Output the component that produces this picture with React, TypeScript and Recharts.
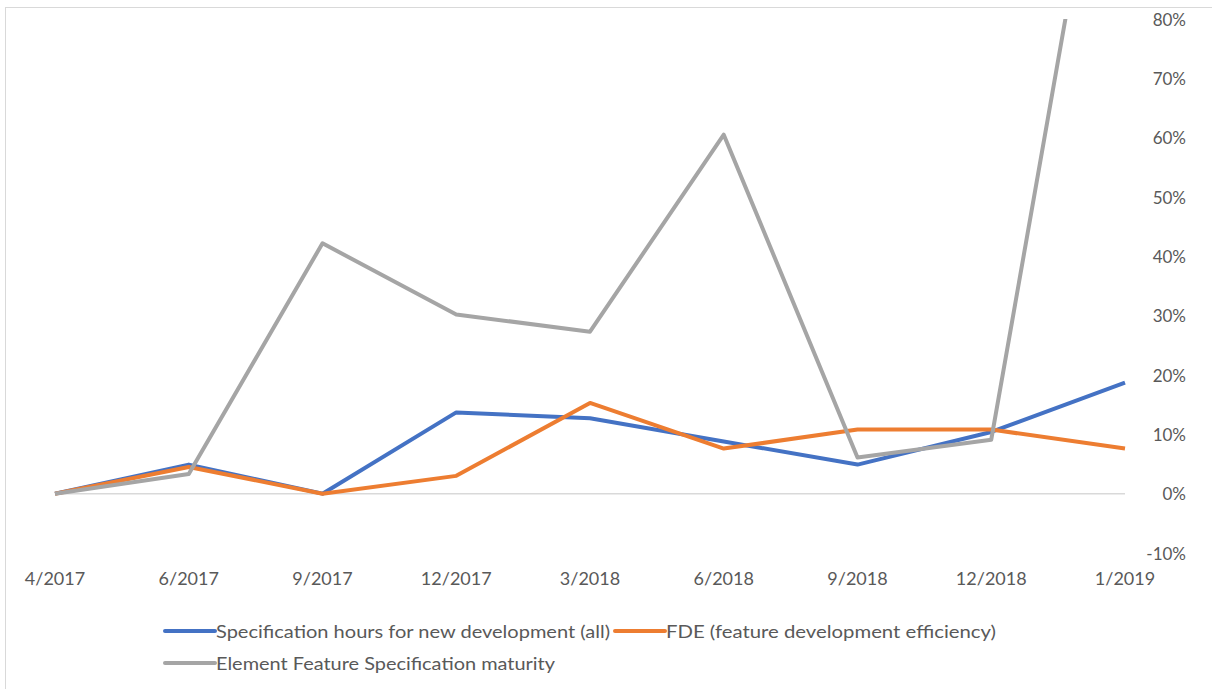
import React from 'react';
import { LineChart, Line, XAxis, YAxis, ReferenceLine, Legend } from 'recharts';

// Reporting periods
const periods = ['4/2017', '6/2017', '9/2017', '12/2017', '3/2018', '6/2018', '9/2018', '12/2018', '1/2019'];

// Series values, in percent
const specHours = [0, 4.9, 0, 13.7, 12.7, 8.8, 4.9, 10.4, 18.7];
const fde = [0, 4.5, 0, 3.0, 15.3, 7.6, 10.8, 10.8, 7.6];
const maturity = [0, 3.3, 42.2, 30.2, 27.3, 60.5, 6.1, 9.1, 137];

// Value-axis ticks
const yTicks = [-10, 0, 10, 20, 30, 40, 50, 60, 70, 80];

const seriesNames = [
  'Specification hours for new development (all)',
  'FDE (feature development efficiency)',
  'Element Feature Specification maturity',
];

const data = periods.map((p, i) => ({
  period: p,
  spec: specHours[i],
  fde: fde[i],
  maturity: maturity[i],
}));

const FONT = 'Lato, "Open Sans", sans-serif';
const TEXT = '#595959';

const XTick = (props: any) => {
  const { x, y, payload } = props;
  return (
    <text x={x} y={y + 17} textAnchor="middle" dominantBaseline="central" fill={TEXT} fontSize={18} fontFamily={FONT}>
      {payload.value}
    </text>
  );
};

const YTick = (props: any) => {
  const { x, y, payload } = props;
  return (
    <text x={x + 53} y={y} textAnchor="end" dominantBaseline="central" fill={TEXT} fontSize={17} fontFamily={FONT}>
      {`${payload.value}%`}
    </text>
  );
};

// Legend laid out in two rows: two entries on the first, one on the second
const legendSlots = [
  { x: 165, y: 12, len: 394 },
  { x: 615, y: 12, len: 330 },
  { x: 165, y: 44, len: 339 },
];

const LegendContent = (props: any) => {
  const items = props.payload || [];
  return (
    <svg width={1212} height={70} style={{ display: 'block' }}>
      {items.map((item: any) => {
        const s = legendSlots[seriesNames.indexOf(item.value)];
        if (!s) return null;
        return (
          <g key={item.value}>
            <line x1={s.x} x2={s.x + 50} y1={s.y} y2={s.y} stroke={item.color} strokeWidth={4} strokeLinecap="round" />
            <text
              x={s.x + 51}
              y={s.y}
              dominantBaseline="central"
              fill={TEXT}
              fontSize={17}
              fontFamily={FONT}
              textLength={s.len}
              lengthAdjust="spacingAndGlyphs"
            >
              {item.value}
            </text>
          </g>
        );
      })}
    </svg>
  );
};

export default function App() {
  return (
    <div style={{ position: 'fixed', left: 0, top: 0, width: 1212, height: 689, background: '#fff', overflow: 'hidden' }}>
      <div
        style={{
          position: 'absolute',
          left: 5,
          top: 7,
          width: 1400,
          height: 900,
          border: '1.5px solid #d9d9d9',
          boxSizing: 'border-box',
        }}
      />
      <div style={{ position: 'absolute', left: 0, top: 0 }}>
        <LineChart width={1212} height={689} data={data} margin={{ top: 19, right: 0, bottom: 0, left: 55 }}>
          <XAxis
            dataKey="period"
            axisLine={false}
            tickLine={false}
            height={66}
            interval={0}
            tick={<XTick />}
          />
          <YAxis
            orientation="right"
            width={87}
            domain={[-10, 80]}
            ticks={yTicks}
            allowDataOverflow
            axisLine={false}
            tickLine={false}
            tick={<YTick />}
          />
          <ReferenceLine y={0} stroke="#d9d9d9" strokeWidth={1.5} />
          <Legend verticalAlign="bottom" height={70} wrapperStyle={{ left: 0, bottom: 0, width: 1212, height: 70 }} content={<LegendContent />} />
          <Line
            dataKey="spec"
            name={seriesNames[0]}
            stroke="#4472C4"
            strokeWidth={4}
            dot={false}
            strokeLinejoin="round"
            isAnimationActive={false}
          />
          <Line
            dataKey="fde"
            name={seriesNames[1]}
            stroke="#ED7D31"
            strokeWidth={4}
            dot={false}
            strokeLinejoin="round"
            isAnimationActive={false}
          />
          <Line
            dataKey="maturity"
            name={seriesNames[2]}
            stroke="#A5A5A5"
            strokeWidth={4}
            dot={false}
            strokeLinejoin="round"
            isAnimationActive={false}
          />
        </LineChart>
      </div>
    </div>
  );
}
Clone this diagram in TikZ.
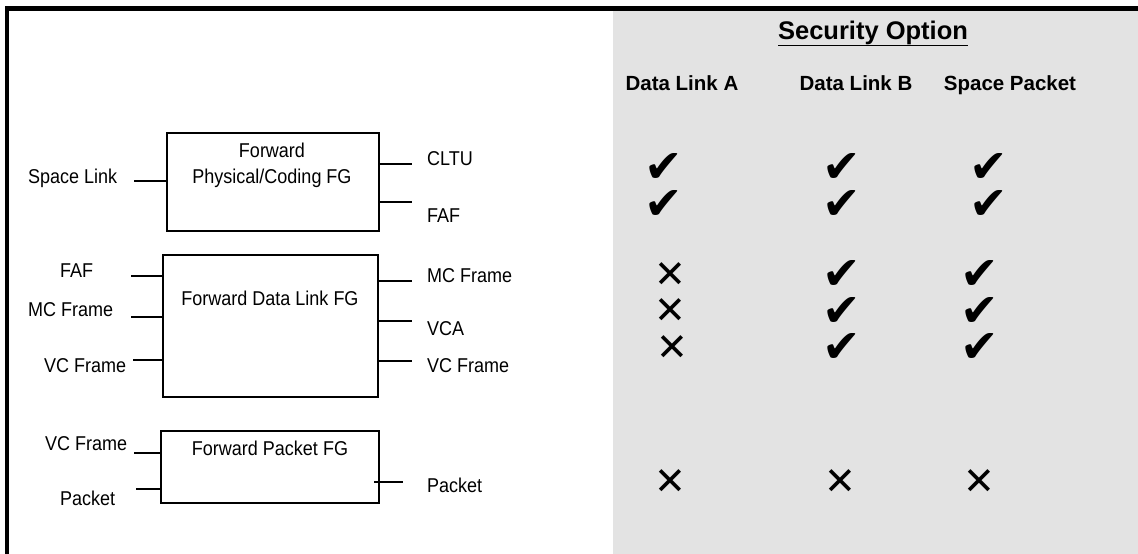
\documentclass[tikz,border=0pt]{standalone}
\usepackage{fontspec}
\setmainfont{Liberation Sans}[FakeStretch=0.9]
\newfontfamily\hdfont{Liberation Sans}
\newfontfamily\symfont{DejaVu Sans}
\definecolor{panelgrey}{RGB}{227,227,227}
\begin{document}
\begin{tikzpicture}[x=1pt,y=-1pt,
  lbl/.style={inner sep=0pt,font=\fontsize{20}{24}\selectfont},
  hdr/.style={inner sep=0pt,font=\hdfont\bfseries\fontsize{20.5}{24}\selectfont},
  fgbox/.style={draw,line width=2pt,inner sep=0pt},
  stub/.style={line width=2pt},
  yes/.style={inner sep=0pt,font=\symfont\fontsize{46}{48}\selectfont},
  no/.style={inner sep=0pt,font=\symfont\fontsize{38}{40}\selectfont}]
\useasboundingbox (0,0) rectangle (1138,554);
% background panel and frame
\fill[white] (0,0) rectangle (1138,554);
\fill[panelgrey] (613,11) rectangle (1138,554);
\fill[black] (5,6) rectangle (1138,11);
\fill[black] (5,6) rectangle (9,554);

% boxes
\node[fgbox,minimum width=212pt,minimum height=98pt] (phys) at (273,182) {};
\node[fgbox,minimum width=215pt,minimum height=142pt] (dlink) at (270.5,326) {};
\node[fgbox,minimum width=218pt,minimum height=72pt] (pkt) at (270,467) {};

% box titles
\node[lbl,anchor=base] (physA) at (272,157) {Forward};
\node[lbl,anchor=base] (physB) at (272,183) {Physical/Coding FG};
\node[lbl,anchor=base] (dlT) at (270,305) {Forward Data Link FG};
\node[lbl,anchor=base] (pkT) at (270,455) {Forward Packet FG};

% left labels
\node[lbl,anchor=base west] (lSL) at (28,183) {Space Link};
\node[lbl,anchor=base west] (lFAF) at (60,277) {FAF};
\node[lbl,anchor=base west] (lMC) at (28,316) {MC Frame};
\node[lbl,anchor=base west] (lVC) at (44,372) {VC Frame};
\node[lbl,anchor=base west] (lVC2) at (45,450) {VC Frame};
\node[lbl,anchor=base west] (lPk) at (60,505) {Packet};

% right labels
\node[lbl,anchor=base west] (rCLTU) at (427,165) {CLTU};
\node[lbl,anchor=base west] (rFAF) at (427,222) {FAF};
\node[lbl,anchor=base west] (rMC) at (427,282) {MC Frame};
\node[lbl,anchor=base west] (rVCA) at (427,335) {VCA};
\node[lbl,anchor=base west] (rVC) at (427,372) {VC Frame};
\node[lbl,anchor=base west] (rPk) at (427,492) {Packet};

% stub end coordinates
\coordinate (sSL) at (134,181);
\coordinate (sFAF) at (131,276);
\coordinate (sMC) at (131,317);
\coordinate (sVC) at (133,360);
\coordinate (sVC2) at (134,453);
\coordinate (sPk) at (136,489);
\coordinate (tCLTU) at (412,164);
\coordinate (tFAF) at (412,202);
\coordinate (tMC) at (412,281);
\coordinate (tVCA) at (412,321);
\coordinate (tVC) at (412,361);
\coordinate (tPk) at (403,482);

\draw[stub] (sSL) -- (phys.west |- sSL);
\draw[stub] (sFAF) -- (dlink.west |- sFAF);
\draw[stub] (sMC) -- (dlink.west |- sMC);
\draw[stub] (sVC) -- (dlink.west |- sVC);
\draw[stub] (sVC2) -- (pkt.west |- sVC2);
\draw[stub] (sPk) -- (pkt.west |- sPk);
\draw[stub] (phys.east |- tCLTU) -- (tCLTU);
\draw[stub] (phys.east |- tFAF) -- (tFAF);
\draw[stub] (dlink.east |- tMC) -- (tMC);
\draw[stub] (dlink.east |- tVCA) -- (tVCA);
\draw[stub] (dlink.east |- tVC) -- (tVC);
\draw[stub] ([xshift=-6pt]pkt.east |- tPk) -- (tPk);

% headers
\node[hdr,font=\hdfont\bfseries\fontsize{25.5}{28}\selectfont,anchor=base] (sec) at (873,39) {\underline{Security Option}};
\node[hdr,anchor=base] (hA) at (682,90) {Data Link A};
\node[hdr,anchor=base] (hB) at (856,90) {Data Link B};
\node[hdr,anchor=base] (hC) at (1010,90) {Space Packet};

% marks column A
\node[yes] (a1) at (664,168) {✔};
\node[yes] (a2) at (664,205) {✔};
\node[no] (a3) at (670,275) {✕};
\node[no] (a4) at (670,311) {✕};
\node[no] (a5) at (672,348) {✕};
\node[no] (a6) at (670,482) {✕};
% column B
\node[yes] (b1) at (842,168) {✔};
\node[yes] (b2) at (842,205) {✔};
\node[yes] (b3) at (842,275) {✔};
\node[yes] (b4) at (842,312) {✔};
\node[yes] (b5) at (842,348) {✔};
\node[no] (b6) at (840,482) {✕};
% column C
\node[yes] (c1) at (989,168) {✔};
\node[yes] (c2) at (989,205) {✔};
\node[yes] (c3) at (980,275) {✔};
\node[yes] (c4) at (980,312) {✔};
\node[yes] (c5) at (980,348) {✔};
\node[no] (c6) at (979,482) {✕};
\end{tikzpicture}
\end{document}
★ ★ ★
- [WRITTEN TASK]: The lines from the start of the entries above through the one containing "60, 70, 80];" are to be retyped exactly, and no others. Pictures are left out.

- [OUTPUT OF THE TASK]:
Output the component that produces this picture with React, TypeScript and Recharts.
import React from 'react';
import { LineChart, Line, XAxis, YAxis, ReferenceLine, Legend } from 'recharts';

// Reporting periods
const periods = ['4/2017', '6/2017', '9/2017', '12/2017', '3/2018', '6/2018', '9/2018', '12/2018', '1/2019'];

// Series values, in percent
const specHours = [0, 4.9, 0, 13.7, 12.7, 8.8, 4.9, 10.4, 18.7];
const fde = [0, 4.5, 0, 3.0, 15.3, 7.6, 10.8, 10.8, 7.6];
const maturity = [0, 3.3, 42.2, 30.2, 27.3, 60.5, 6.1, 9.1, 137];

// Value-axis ticks
const yTicks = [-10, 0, 10, 20, 30, 40, 50, 60, 70, 80];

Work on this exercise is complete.